• [Stated exercise]
Count each line in which the word "this" appears. Reply with the total and nothing more.

• [Provided entries]

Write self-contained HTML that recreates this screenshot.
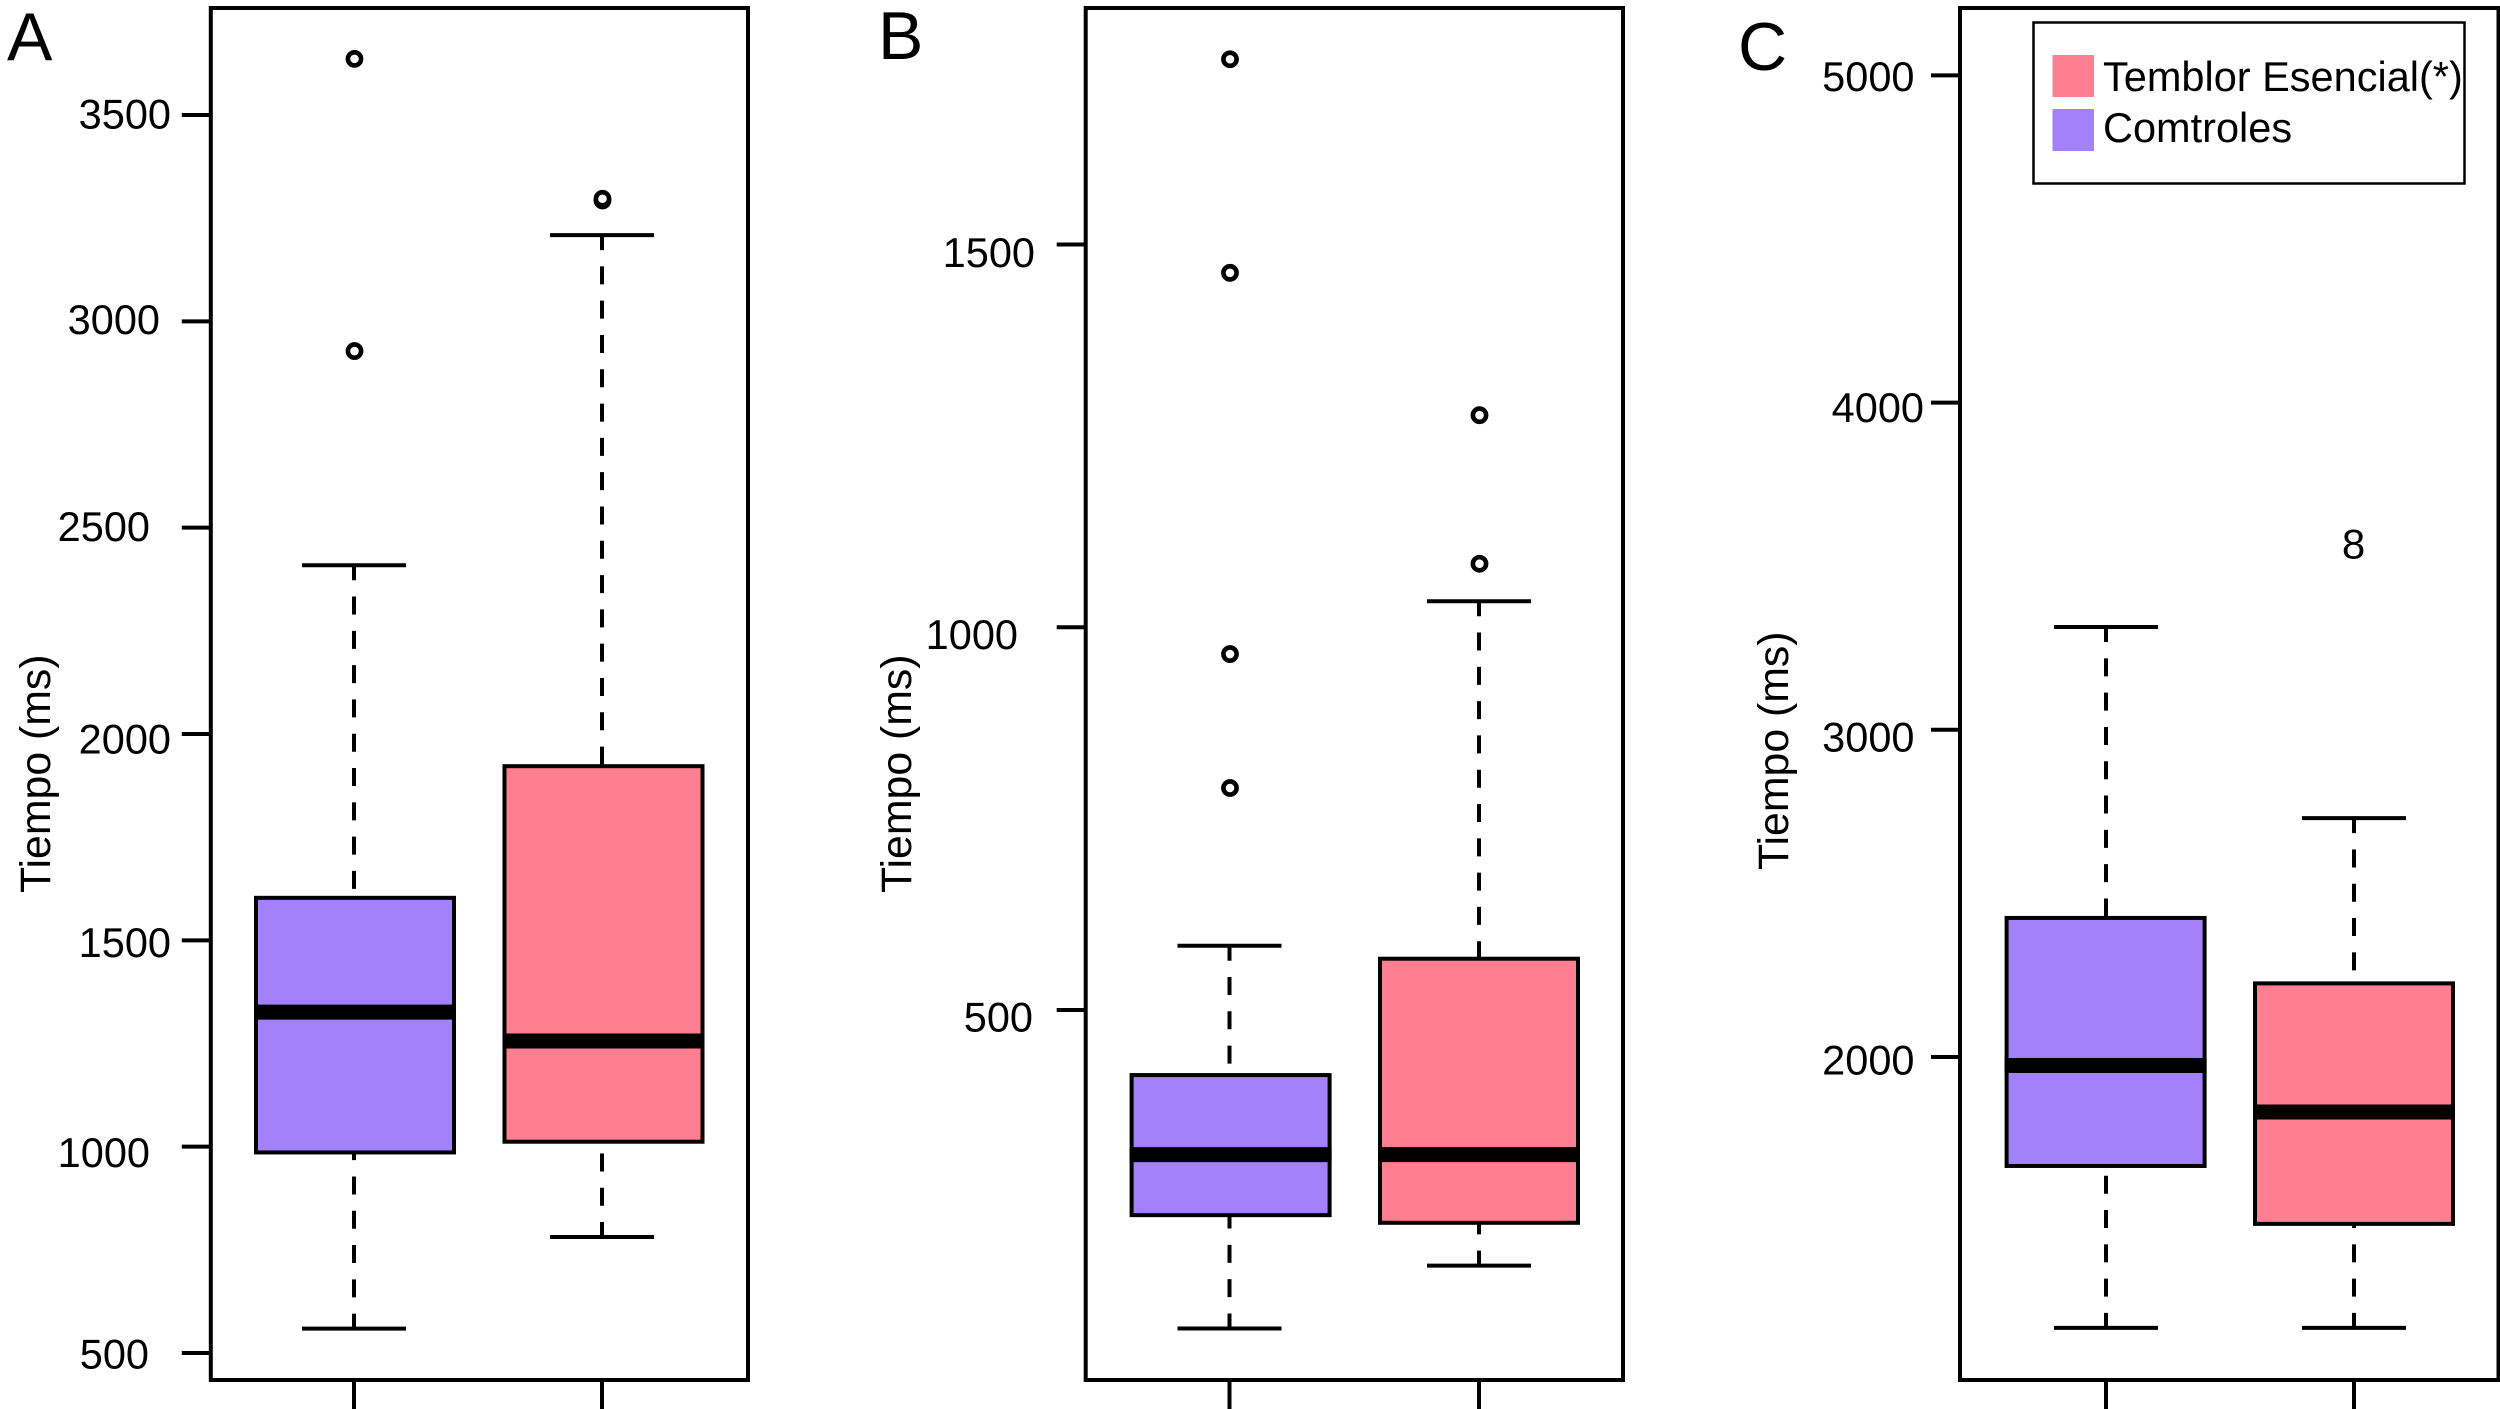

--

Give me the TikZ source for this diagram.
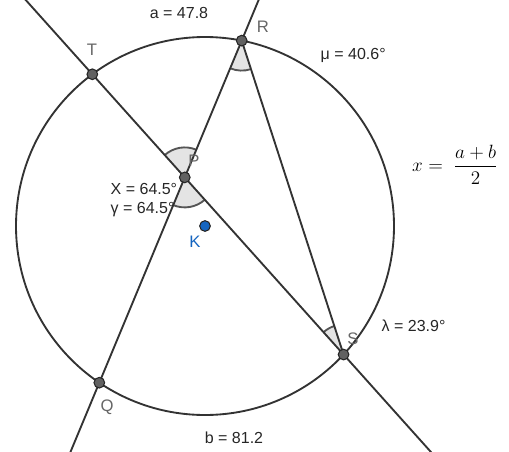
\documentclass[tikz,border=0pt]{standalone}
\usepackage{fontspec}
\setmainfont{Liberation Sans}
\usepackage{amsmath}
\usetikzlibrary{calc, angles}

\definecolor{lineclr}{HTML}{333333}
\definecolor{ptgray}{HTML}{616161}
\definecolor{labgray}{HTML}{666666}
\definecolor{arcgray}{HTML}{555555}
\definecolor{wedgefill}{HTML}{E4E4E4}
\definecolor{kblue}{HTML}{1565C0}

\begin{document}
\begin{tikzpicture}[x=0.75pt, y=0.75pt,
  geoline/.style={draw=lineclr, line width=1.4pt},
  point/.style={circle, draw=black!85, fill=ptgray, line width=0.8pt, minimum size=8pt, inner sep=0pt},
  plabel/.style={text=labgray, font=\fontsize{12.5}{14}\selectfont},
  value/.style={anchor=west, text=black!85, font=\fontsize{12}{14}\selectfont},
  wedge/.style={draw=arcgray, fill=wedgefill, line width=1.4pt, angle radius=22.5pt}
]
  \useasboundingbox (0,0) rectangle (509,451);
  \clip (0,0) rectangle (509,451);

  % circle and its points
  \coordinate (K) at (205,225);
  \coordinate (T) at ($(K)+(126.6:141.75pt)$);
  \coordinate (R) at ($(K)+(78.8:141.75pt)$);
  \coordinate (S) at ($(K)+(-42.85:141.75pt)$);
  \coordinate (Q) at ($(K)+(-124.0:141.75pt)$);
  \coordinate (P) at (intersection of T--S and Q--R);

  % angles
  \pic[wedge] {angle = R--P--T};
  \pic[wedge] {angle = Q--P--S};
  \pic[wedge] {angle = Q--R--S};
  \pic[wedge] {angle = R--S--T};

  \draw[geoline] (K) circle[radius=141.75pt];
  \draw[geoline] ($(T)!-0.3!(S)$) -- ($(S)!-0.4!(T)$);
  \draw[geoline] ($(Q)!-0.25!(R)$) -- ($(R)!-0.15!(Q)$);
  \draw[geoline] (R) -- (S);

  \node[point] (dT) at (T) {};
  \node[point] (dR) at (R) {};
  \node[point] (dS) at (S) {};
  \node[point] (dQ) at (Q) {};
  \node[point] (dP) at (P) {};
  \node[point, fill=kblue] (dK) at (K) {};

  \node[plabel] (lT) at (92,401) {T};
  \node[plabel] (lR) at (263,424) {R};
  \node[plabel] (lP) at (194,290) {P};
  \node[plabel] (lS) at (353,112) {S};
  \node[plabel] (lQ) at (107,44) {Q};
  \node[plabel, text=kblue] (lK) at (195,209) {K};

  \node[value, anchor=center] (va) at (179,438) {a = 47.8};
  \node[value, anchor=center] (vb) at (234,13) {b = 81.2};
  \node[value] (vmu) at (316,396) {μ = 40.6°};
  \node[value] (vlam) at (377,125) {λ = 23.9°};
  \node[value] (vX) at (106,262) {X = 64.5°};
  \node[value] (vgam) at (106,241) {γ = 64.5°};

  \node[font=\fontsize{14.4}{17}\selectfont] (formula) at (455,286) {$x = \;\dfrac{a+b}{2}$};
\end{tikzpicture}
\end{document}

• [Expected answer]
2